Even though load posts dropped by 26% w/w in Brooklyn, NY, dry van capacity was very tight following last week’s $0.15/mile increase to an outbound average of $2.18/mile. In nearby Elmira, NY, outbound capacity was tight as average outbound rates increased by $0.08/mile to $2.09/mile. Short-haul loads from Elmira to Buffalo increased to $604/load, up by $65/load above the September average but around $80/load lower than the previous year. In Pittsburgh, PA, spot rates increased by $0.02/mile to $2.03/mile, and on the 1,000-mile haul to hurricane-damaged Lakeland, FL, spot rates continue to climb, averaging $2.51/mile over the last seven days. Even though linehaul rates on this lane have increased by $0.56/mile since May, last week’s average is $0.87/mile lower. 

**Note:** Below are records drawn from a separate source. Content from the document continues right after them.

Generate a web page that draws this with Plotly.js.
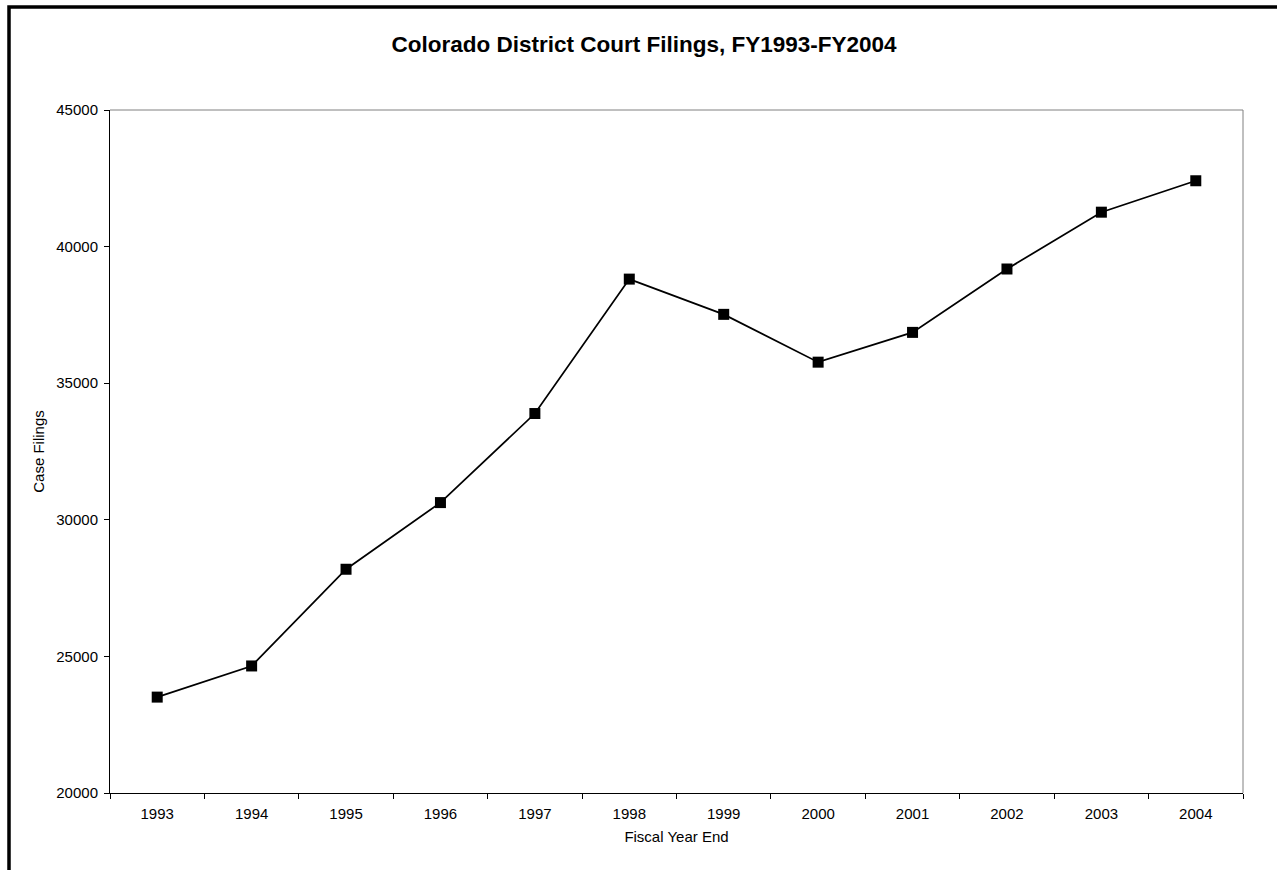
<!DOCTYPE html>
<html>
<head>
<meta charset="utf-8">
<script src="https://cdn.plot.ly/plotly-3.0.1.min.js"></script>
<style>
html, body { margin: 0; padding: 0; background: #fff; }
#chart { width: 1277px; height: 870px; }
</style>
</head>
<body>
<div id="chart"></div>
<script>
const years = ["1993","1994","1995","1996","1997","1998","1999","2000","2001","2002","2003","2004"];
const filings = [23510, 24650, 28190, 30630, 33890, 38810, 37520, 35770, 36860, 39180, 41260, 42410];

const W = 1277, H = 870;
const M = {l: 110, r: 34, t: 110, b: 77};
const pw = W - M.l - M.r, ph = H - M.t - M.b;
const px = v => (v - M.l) / pw;
const py = v => (H - M.b - v) / ph;

const trace = {
  x: years, y: filings, type: 'scatter', mode: 'lines+markers',
  line: {color: '#000', width: 1.75},
  marker: {symbol: 'square', size: 11, color: '#000'},
  hoverinfo: 'x+y'
};

const font = {family: 'Liberation Sans, Arial, sans-serif', color: '#000', size: 15};

const layout = {
  width: W, height: H,
  margin: M,
  paper_bgcolor: '#fff', plot_bgcolor: '#fff',
  showlegend: false,
  font: font,
  title: {text: '<b>Colorado District Court Filings, FY1993-FY2004</b>', x: 644 / W, xref: 'container', xanchor: 'center', y: 1 - 44/H, yanchor: 'middle', font: {family: font.family, size: 22.5, color: '#000'}},
  xaxis: {
    type: 'category', range: [-0.5, 11.5],
    showline: true, linecolor: '#000', linewidth: 1,
    showgrid: false, zeroline: false,
    ticks: 'outside', tickson: 'boundaries', ticklen: 5, tickcolor: '#000', tickwidth: 1,
    ticklabelstandoff: 7,
    tickfont: font,
    title: {text: 'Fiscal Year End', font: font, standoff: 10}
  },
  yaxis: {
    range: [20000, 45000], dtick: 5000, tick0: 20000, tickformat: 'd',
    showline: true, linecolor: '#000', linewidth: 1,
    showgrid: false, zeroline: false,
    ticks: 'outside', ticklen: 5, tickcolor: '#000', tickwidth: 1,
    ticklabelstandoff: 3,
    tickfont: font,
    title: {text: 'Case Filings', font: font, standoff: 8}
  },
  shapes: [
    {type: 'line', xref: 'paper', yref: 'paper', x0: 0, x1: 1, y0: 1, y1: 1, line: {color: '#808080', width: 1}},
    {type: 'line', xref: 'paper', yref: 'paper', x0: 1, x1: 1, y0: 0, y1: 1, line: {color: '#808080', width: 1}},
    {type: 'rect', xref: 'paper', yref: 'paper', x0: px(9), x1: px(W + 20), y0: py(H + 20), y1: py(7), line: {color: '#000', width: 3.5}, fillcolor: 'rgba(0,0,0,0)', layer: 'above'}
  ]
};

Plotly.newPlot('chart', [trace], layout, {displayModeBar: false, staticPlot: true});
</script>
</body>
</html>
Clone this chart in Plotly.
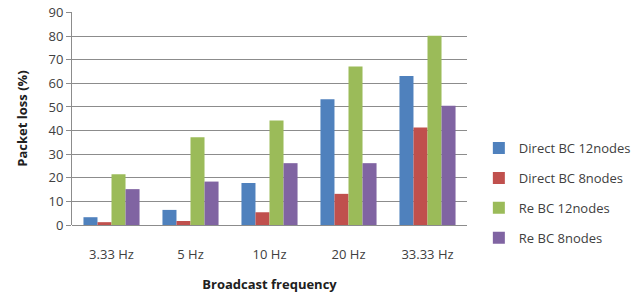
import plotly.graph_objects as go

categories = ["3.33 Hz", "5 Hz", "10 Hz", "20 Hz", "33.33 Hz"]
direct_bc_12 = [3.3, 6.4, 17.8, 53.3, 63.1]
direct_bc_8 = [1.2, 1.7, 5.4, 13.2, 41.3]
re_bc_12 = [21.5, 37.2, 44.3, 67.2, 80.2]
re_bc_8 = [15.2, 18.4, 26.2, 26.2, 50.5]
y_ticks = [0, 10, 20, 30, 40, 50, 60, 70, 80, 90]

series = [
    ("Direct BC 12nodes", direct_bc_12, "#4F81BD"),
    ("Direct BC 8nodes", direct_bc_8, "#C0504D"),
    ("Re BC 12nodes", re_bc_12, "#9BBB59"),
    ("Re BC 8nodes", re_bc_8, "#8064A2"),
]

fig = go.Figure()
for i, (name, vals, color) in enumerate(series):
    fig.add_trace(go.Bar(x=categories, y=vals, name=name, marker_color=color,
                         marker_line_width=0, legendgroup=f"g{i}"))

font_family = "Open Sans, Liberation Sans, sans-serif"
fig.update_layout(
    width=640, height=293,
    margin=dict(l=72, r=173, t=12, b=68, autoexpand=False),
    paper_bgcolor="white", plot_bgcolor="white",
    barmode="group", bargap=0.29, bargroupgap=0,
    font=dict(family=font_family, size=12, color="#404040"),
    showlegend=True,
    legend=dict(x=1.03, y=0.15, xanchor="left", yanchor="middle",
                font=dict(size=13, color="#404040"), tracegroupgap=10,
                itemwidth=30),
    xaxis=dict(title=dict(text="<b>Broadcast frequency</b>", standoff=20,
                          font=dict(size=13, color="#202020")),
               automargin=False,
               showgrid=False, showline=False, ticks="outside", ticklen=17,
               tickcolor="rgba(0,0,0,0)",
               tickfont=dict(size=13, color="#404040")),
    yaxis=dict(title=dict(text="<b>Packet loss (%)</b>", standoff=17,
                          font=dict(size=13, color="#202020")),
               automargin=False,
               range=[0, 90.25], tickvals=y_ticks, showgrid=True,
               gridcolor="#8C8C8C", gridwidth=1, zeroline=True,
               zerolinecolor="#8C8C8C", zerolinewidth=1,
               showline=True, linecolor="#8C8C8C", linewidth=1,
               ticks="outside", ticklen=5, tickcolor="#8C8C8C",
               tickfont=dict(size=13, color="#404040")),
)

fig.write_html("out.html", config={"displayModeBar": False},
               post_script="document.body.style.margin='0';")
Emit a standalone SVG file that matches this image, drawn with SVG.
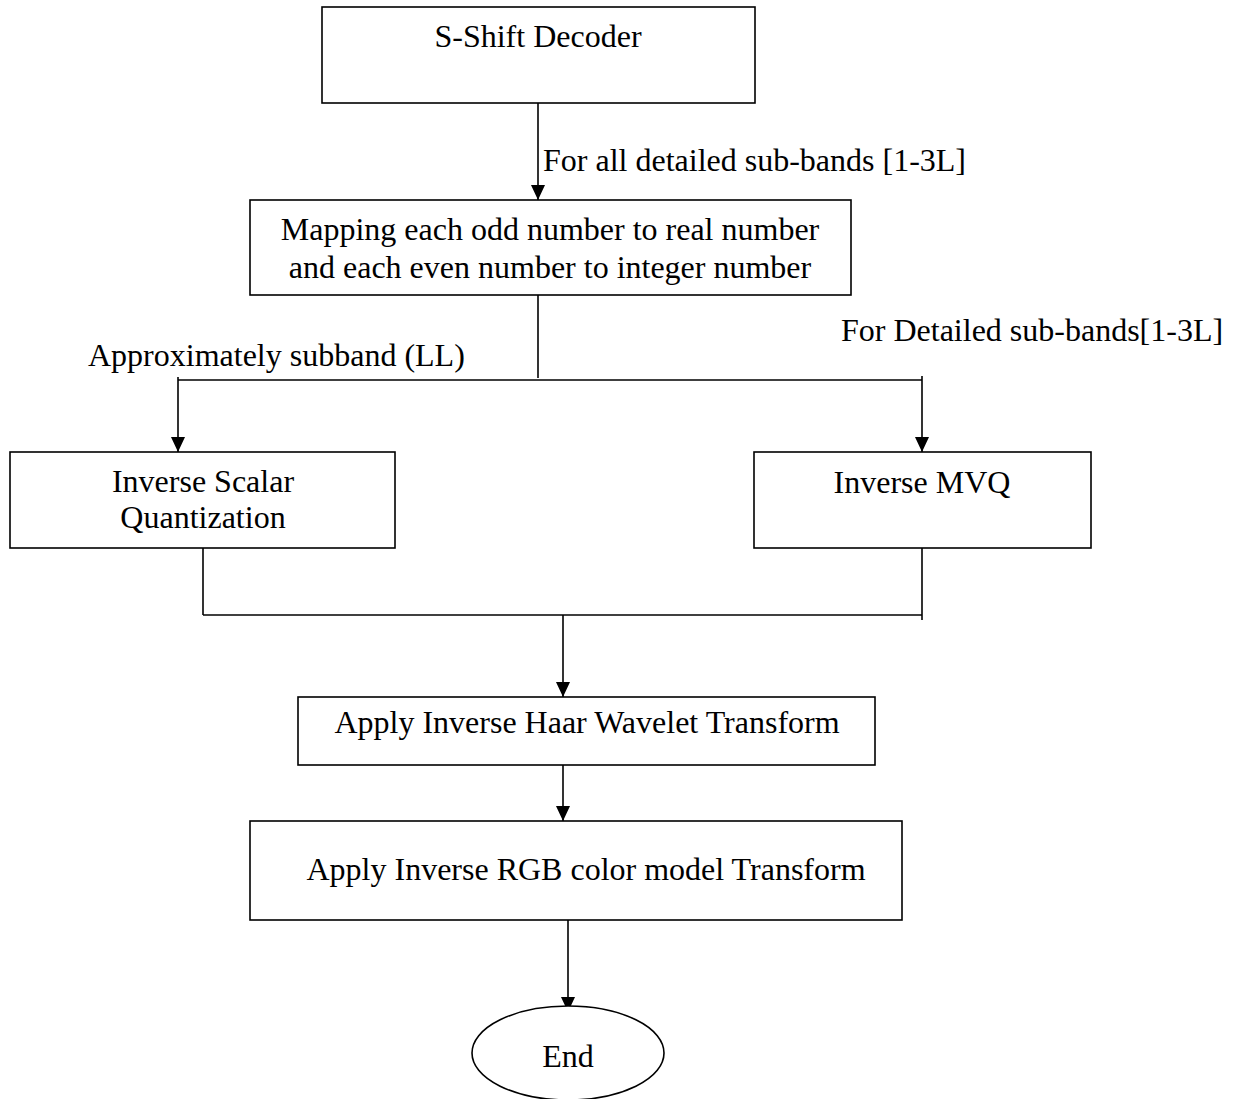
<svg xmlns="http://www.w3.org/2000/svg" width="1238" height="1099" viewBox="0 0 1238 1099">
  <style>
    .box { fill: #ffffff; stroke: #000000; stroke-width: 1.6; }
    .wire { fill: none; stroke: #000000; stroke-width: 1.6; }
    text { font-family: "Liberation Serif", "Times New Roman", serif; font-size: 32px; fill: #000000; }
    .c { text-anchor: middle; }
  </style>
  <defs>
    <marker id="arrow" markerUnits="userSpaceOnUse" markerWidth="16" markerHeight="16" refX="15" refY="7" orient="auto">
      <path d="M0,0 L15,7 L0,14 Z" fill="#000000"/>
    </marker>
  </defs>

  <rect width="1238" height="1099" fill="#ffffff"/>

  <!-- connectors -->
  <g id="connectors">
    <line class="wire" x1="538" y1="103" x2="538" y2="200" marker-end="url(#arrow)"/>
    <line class="wire" x1="538" y1="295" x2="538" y2="378"/>
    <line class="wire" x1="178" y1="380" x2="922" y2="380"/>
    <line class="wire" x1="178" y1="377" x2="178" y2="452" marker-end="url(#arrow)"/>
    <line class="wire" x1="922" y1="376" x2="922" y2="452" marker-end="url(#arrow)"/>
    <line class="wire" x1="203" y1="548" x2="203" y2="615"/>
    <line class="wire" x1="203" y1="615" x2="922" y2="615"/>
    <line class="wire" x1="922" y1="548" x2="922" y2="620"/>
    <line class="wire" x1="563" y1="615" x2="563" y2="697" marker-end="url(#arrow)"/>
    <line class="wire" x1="563" y1="765" x2="563" y2="821" marker-end="url(#arrow)"/>
    <line class="wire" x1="568" y1="920" x2="568" y2="1012" marker-end="url(#arrow)"/>
    <text x="543" y="171">For all detailed sub-bands [1-3L]</text>
    <text x="88" y="366">Approximately subband (LL)</text>
    <text x="841" y="341">For Detailed sub-bands[1-3L]</text>
  </g>

  <!-- nodes -->
  <g id="s-shift-decoder">
    <rect class="box" x="322" y="7" width="433" height="96"/>
    <text class="c" x="538" y="47">S-Shift Decoder</text>
  </g>

  <g id="mapping">
    <rect class="box" x="250" y="200" width="601" height="95"/>
    <text class="c" x="550" y="240">Mapping each odd number to real number</text>
    <text class="c" x="550" y="278">and each even number to integer number</text>
  </g>

  <g id="inverse-scalar-quantization">
    <rect class="box" x="10" y="452" width="385" height="96"/>
    <text class="c" x="203" y="492">Inverse Scalar</text>
    <text class="c" x="203" y="528">Quantization</text>
  </g>

  <g id="inverse-mvq">
    <rect class="box" x="754" y="452" width="337" height="96"/>
    <text class="c" x="922" y="493">Inverse MVQ</text>
  </g>

  <g id="inverse-haar">
    <rect class="box" x="298" y="697" width="577" height="68"/>
    <text class="c" x="587" y="733">Apply Inverse Haar Wavelet Transform</text>
  </g>

  <g id="inverse-rgb">
    <rect class="box" x="250" y="821" width="652" height="99"/>
    <text class="c" x="586" y="880">Apply Inverse RGB color model Transform</text>
  </g>

  <g id="end">
    <ellipse class="box" cx="568" cy="1053" rx="96" ry="47"/>
    <text class="c" x="568" y="1067">End</text>
  </g>
</svg>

Load posts plunged last week, decreasing by 16% w/w and 23% m/m. Compared to mid-October of the previous year, volumes are 41% lower, while carriers posting their equipment in search of loads are 22% higher y/y. Spot market capacity continues to loosen as equipment posts increase by 13% m/m, and compared to 2019 when the market was oversupplied with trucks, volumes last week were 8% higher. Last week, fewer load posts and more equipment posts decreased the dry van load-to-truck ratio (LTR) by 18% w/w from 3.03 to 2.47, not far off 2018 and 2019 LTR levels. 

 

Dry van spot rates have decreased by just over $1.00/mile or 36% since the start of 2022, following last week’s $0.04/mile decrease to a national average of $1.71/mile. Dry van linehaul rates are now $0.72/mile lower y/y, $0.03/mile lower than in 2018, and just $0.02/mile higher than in 2017, which was a recovery year following the 2016 freight recession. The top 50 dry van lanes, based on the volume of loads moved, averaged $2.08/mile last week, $0.37/mile higher than the national average.